Army has hosted NHL teams in the past, sometimes early in training camp, sometimes late and sometimes during a break in the regular season, even only for a day, like the Philadelphia Flyers on March 25, 1998. The Penguins have been here twice before, but not since 2007. No NHL team has come to West Point since the Flyers in 2008.
Crosby, Evgeni Malkin, Rob Scuderi, Brooks Orpik, Kris Letang and Marc-Andre Fleury are the only players with the Penguins now who were part of the Army trip six years ago. They haven't forgotten anything about that trip.
"I think we all realize the differences between the guys that play [hockey] here and what we do," Scuderi, whose father was a Marine, told NHL.com, "but sometimes it's refreshing to hear."
They started hearing it from Riley on Friday. He's been the coach at Army since 2004, continuing a now 63-year legacy of Rileys leading the academy's hockey program that started with his father Jack in 1950 and continued with his brother Rob in 1986. Rob Riley was an assistant at St. Lawrence University when Shero was a player there.
"I want professional hockey players to come to West Point and leave here with a much greater respect for the service men and women," Brian Riley told NHL.com. "For our players, these are their idols, but by the time the Penguins leave here they make our players feel like they're their idols."
Crosby, for one, hopes that's true.
For example, he may not have known some of the Army hockey players were watching and using their iPhones to record him as he blasted a slap shot from the left circle into the far top corner of the net during practice.
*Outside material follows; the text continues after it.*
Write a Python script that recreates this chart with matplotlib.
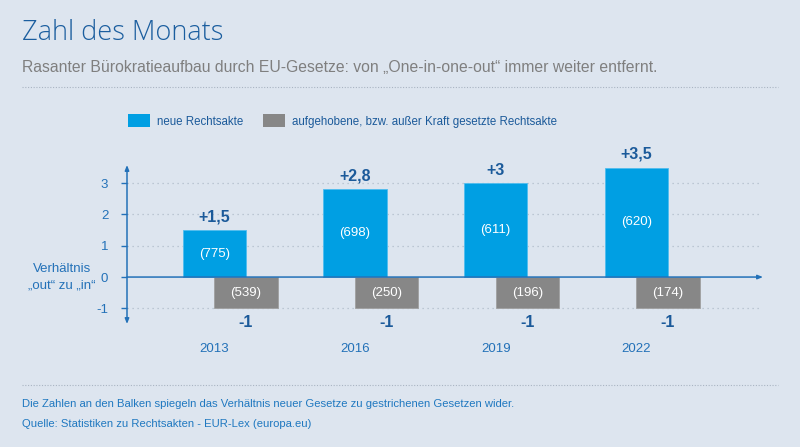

But Crosby's plan before embarking on the regular season was to let the cadets know how much he and his teammates appreciate what they do, how they do it and why they do it.
"Oh yeah, it's reciprocated for sure," he said. "We have so much respect for everyone here and everyone that's not here, that's overseas making those sacrifices. The great thing for us is we get to personally meet some of them and hopefully show them that thanks. I think you can say it and hopefully they understand, but we really do appreciate the opportunity to come here, to meet everyone and hear about these experiences."
Prior to practicing Friday, the Penguins experienced the organized and disciplined chaos of eating with the cadets at the Mess Hall. They saw firsthand how 4,400 cadets manage to eat lunch at the same time in a matter of 20 minutes, with freshmen serving the older students.
That alone was an experience they'll never forget.
"It was crazy," Pascal Dupuis told NHL.com. "We're waiting, standing there and within like three minutes the cadets were ready to go in. They were like, 'You guys better get in there now so you don't get trampled.' We walked through the building, sat down, turned around and 4,000 cadets were seated. You could hear a little humming, a little background noise, a white noise basically and that was them sitting down. It was amazing.
"Then it took 15 minutes and they were out while we were like halfway through our meals."
The plan for Saturday, after the Penguins hold a 10 a.m. ET practice, is for the players to experience what it's like to be in an Army shooting simulator. They have a tour of campus scheduled and on Sunday, again after a 10 a.m. practice, they will be led on a hike by an Army general.
They will eat breakfast with the cadets on Monday morning before flying back to Pittsburgh to begin preparations for opening night with a new perspective on their world and how fortunate they are to live and play in it.
"We're spending a few days with what is the ultimate team, the ultimate group in not only how they act but how they train," Bylsma said. "You hope to gain from that in these few days."